Our man makes it to Scotland where he is a giant hit with the locals. But instead of savoring in the success and staying and rocking it out like a superstar, he decides to leave and return to the nothingness of his life. Except this young girl that was the housekeeper or something where he was staying follows him and attaches herself to him even. She doesn’t seem to have any family and where this could have turned out to be a Natalie Portman The Professional situation – except without the weird milk drinking fetish, killing, the crazed Gary Oldman dirty cop and the totally uncomfortable and creepy and sexually disturbing and I-know-she’s-only-like-11-and-totally-not-supposed-to-be-sexy-but-dammit-man-she’s-STILL-Natalie-Portman! dance scene – it doesn’t. Instead the girl just basically gets the magician to buy her all kinds of clothes and stuff all the while he is struggling and sleeping on a couch and whatnot.

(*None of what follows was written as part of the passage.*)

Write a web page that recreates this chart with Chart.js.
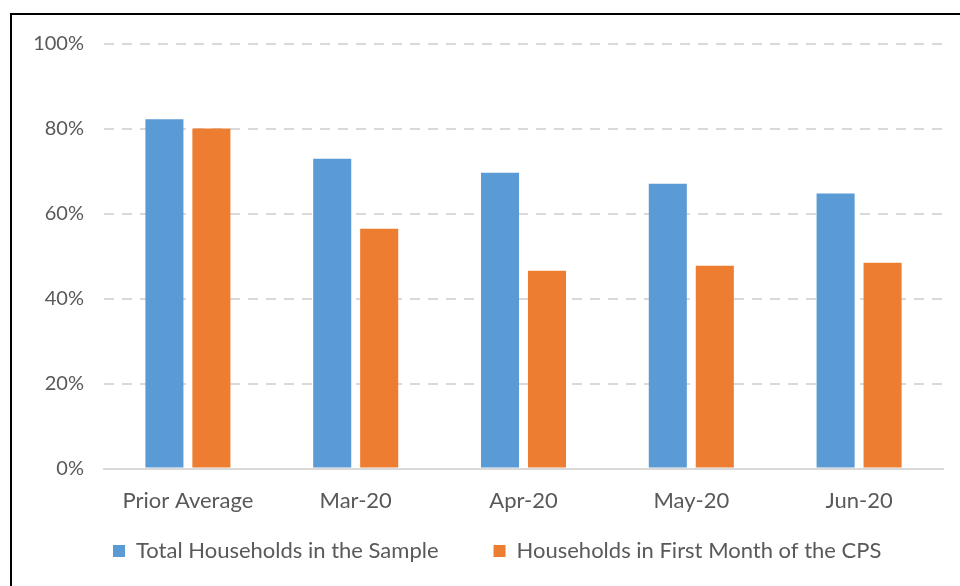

Throw in some other vaudeville type performers – clown, hobo, ventriloquist – whose lives are falling apart, contemplate suicide, pawn their goods, go without food and live on the street, etc. Our magician is forced to take menial jobs like working in a car garage or performing in store windows and other stuff to try and make extra money to continue buying baubles for the girl.  The movie concludes with the guy seeing the girl out on a date with some young man on the street, he goes up into the hills and releases his rabbit, and then he leaves a note on the table for the girl and he just disappears. We see her open the note and it says, “There are no magicians.” And...Fin!

Yeah. Kind of a giant let-down bummer. Maybe that’s life, but it certainly wasn’t entertainment. Foreign films can definitely be like a box of chocolates; and sometimes you get that weird, fruit and nut filled one.